People with not enough training in mathematics stumble on the continuous vs. discrete dichotomy much too often and I'm afraid David Tong shows some innocent immaturity here. Real analysis is a degenerate case of discrete analysis and he is entertaining a false dichotomy. The clearer dichotomy concerns the parts vs. the whole. Continuity leads to serious self-contradictions and I encourage Tong to read Solomon Feferman's work on Cantorian mathematics and its relation to physics (note: countable infinity is as guilty as uncountable).
Tong is simply engaging in a circular form of reasoning by assuming the illogical notion of completed infinity and accusing computers of not understanding it (note: Wen has done work on chiral fermions but the gauge community is neglectful with refereeing). The calculus really uses finite arguments in disguise (my computer can do it with ease) and it's actually still debated in the mathematical community whether the Cauchy regime consists of nothing but trite non sequiturs (it's not based on classical logic). We only see integers (multiplied decimals) in any empirical setting and NOT ONE purely real number has ever been recorded or seen.
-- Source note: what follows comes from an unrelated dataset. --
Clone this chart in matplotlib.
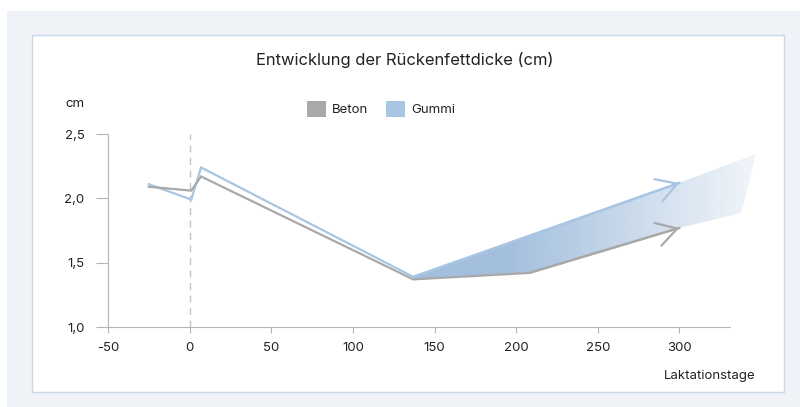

We do have "buy one, get one free" Banach-Tarski paradoxes and genuine contradictions debated by philosophers but I suggest Norman Wildberger's article "Real fish, real numbers, real jobs" in The Mathematical Intelligencer March 1999, Volume 21, Issue 2, pp 4-7. Tong shows little knowledge of the various views in the mathematical community and I suggest consulting Jean Paul Van Bendegem to consider a directly contrasting perspective. He is right to see that something is amiss but he has the argument precisely backwards.
There is nothing particularly profound about the technical problems in mathematics but a great deal of popular confusion stems from amateur accounts. Example: people making obsessive and crackpot arguments about Cantor, Gödel, and Turing diagonalization. We have self-referential sentence proofs: Gödel, Rosser, Kleene, Post, Church, Turing, Smullyan, Jech, Woodin, etc... Epsilon-naught induction proofs: Kripke, Paris-Harrington, Goodstein, Hydra, etc... Kolmogorov complexity proofs: Chaitin, Boolos, etc...
It's really quite simple:
Proof: Given the program "THEOREMS" which outputs theorems (it could be doing deductions in Peano Arithmetic, for example), write the computer program SPITE to do this:
SPITE prints its own code into a variable R
SPITE runs THEOREMS, and scans the output looking for the theorem "R does not halt"
If it finds this theorem, it halts.
"Gödel's theorem is a limitation on understanding the eventual behavior of a computer program, in the limit of infinite running time." (Ron Maimon)
The same way you can't even list the infinity of reals, you can't even complete the entire list of computer programs. The initial assumptions are the problem. The Gödel sentence is basically a gibberish freak that has no provable relation to meaningful mathematical problems. The real take away: "No compelling evidence has yet been presented that G1 affects, or future refinements of it will affect, mainstream mathematics." (doi:10.1007/s11787-014-0107-3) If you think undecidability is profound, I can comically ask you if you stop beating your wife.
Cantor makes a more obvious appearance in the non-standard model, which requires infinite non-natural numbers after the natural numbers. Incompleteness can be done away with using an infinitely axiomatizable system but that very fact reveals what it's really about. Poincare knew it was trivial all along and he also knew set theory was just backpedaling. There are genuine concrete coloring problems in the plane that give different answers depending on continuous assumptions in set theory. Set theory ends up limited by the analog of an inescapable chaotic initial value problem.
The limitative results of Gödel and Turing are very poorly understood. The ability to answer Goldbach-like questions is not necessarily dependent on infinite output. Programs can also examine the symbolic structure and content of other programs. Gödel's result has nothing to do with meaningful mathematical problems but nonsensical ones that only look like well-formed formulas. Self-referencing formulas and impredicative sets are not about mathematics proper. I can't stress how badly people don't understand this! A computer program may very well be able to answer all meaningful mathematical statements. Nothing from incompleteness stops this.
In terms of consistency, logical explosion can prove anything. If I ask a system whether it's consistent, it can say it is by logical explosion. Hilbert was simply confused to ask such a question. Gödel is that trivial and simple.
And then we have people so confused they think incompleteness has some bearing on the continuum hypothesis. This is an embarrassing conflation that fails to understand structural generation of the hierarchy of freak statements. I agree with Feferman on this question.
The point of the above is to say that it was the introduction of completed infinity that got people so confused that they are even turning to the logic of Priest and "true contradiction" to find a way out. Why not throw out the nonsense rather than change the rules of logic? Continuous (infinite) assumptions are baseless and break down when pushed. If you throw them out the problems go away. Nature abhors a nonsense.